What happened

Shares of Brazilian water utility Companhia de Saneamento Basico do Estado de Sao Paulo (SBS 0.81%) -- Sabesp for short -- gained 9.3% in November. The stock is up 22.5% for the one-year period through Dec. 7, and British banking giant HSBC recently upgraded it from "hold" to "buy." 

For some context, the S&P 500 returned 3.1% in November and 20.1% for the same one-year period.

Water treatment plant.

Image source: Getty Images.

So what 

We can attribute Sabesp stock's November jump to the company's third-quarter earnings, released on on Nov. 14, that were better than Wall Street was expecting. In the quarter, Sabesp's year-over-year revenue edged down 5.6% to 3.54 billion Brazilian real, though earnings per share soared 57% to 1.32 real. The following day, Sabesp stock notched a closing gain of 5.3%, and over the course of the next week it rocketed up more than 17%, before giving up some of its post-earnings gains at the end of the month.

Sabesp's earnings got a boost from a 10.5% decrease in operating expenses, along with a decrease of 332.4 million Brazilian real in exchange-rate variation on loans and financing relative to the year-ago quarter. The latter is due to the devaluation of the U.S. dollar and Japanese yen against the real in the quarter (-4.2% and -4.5%, respectively), versus an appreciation of 1.1% and 2.7%, respectively, in the third quarter of 2016. 

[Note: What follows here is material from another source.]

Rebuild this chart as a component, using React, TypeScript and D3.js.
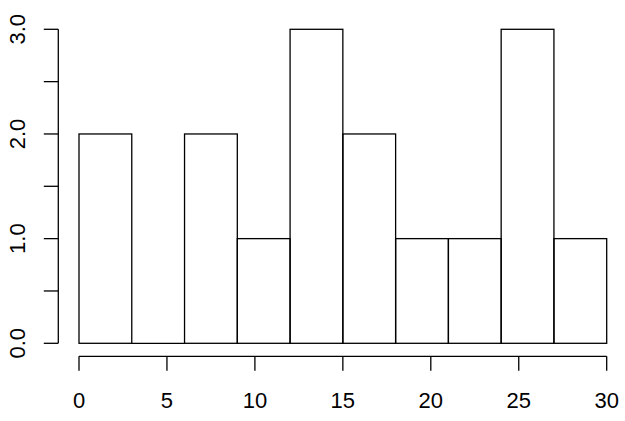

Sabesp's financial performance -- and, hence, its stock price -- swings up and down along with fluctuations in exchange rates. That's because a good chunk of Sabesp's total debt outstanding is denominated in U.S. dollars and Japanese yen. 

Now what

Along with watching quarterly earnings, investors in Sabesp must keep their eyes on exchange rates. Declines in the value of the Brazilian real relative to the U.S. dollar and Japanese yen negatively affect Sabesp's earnings -- and vice versa.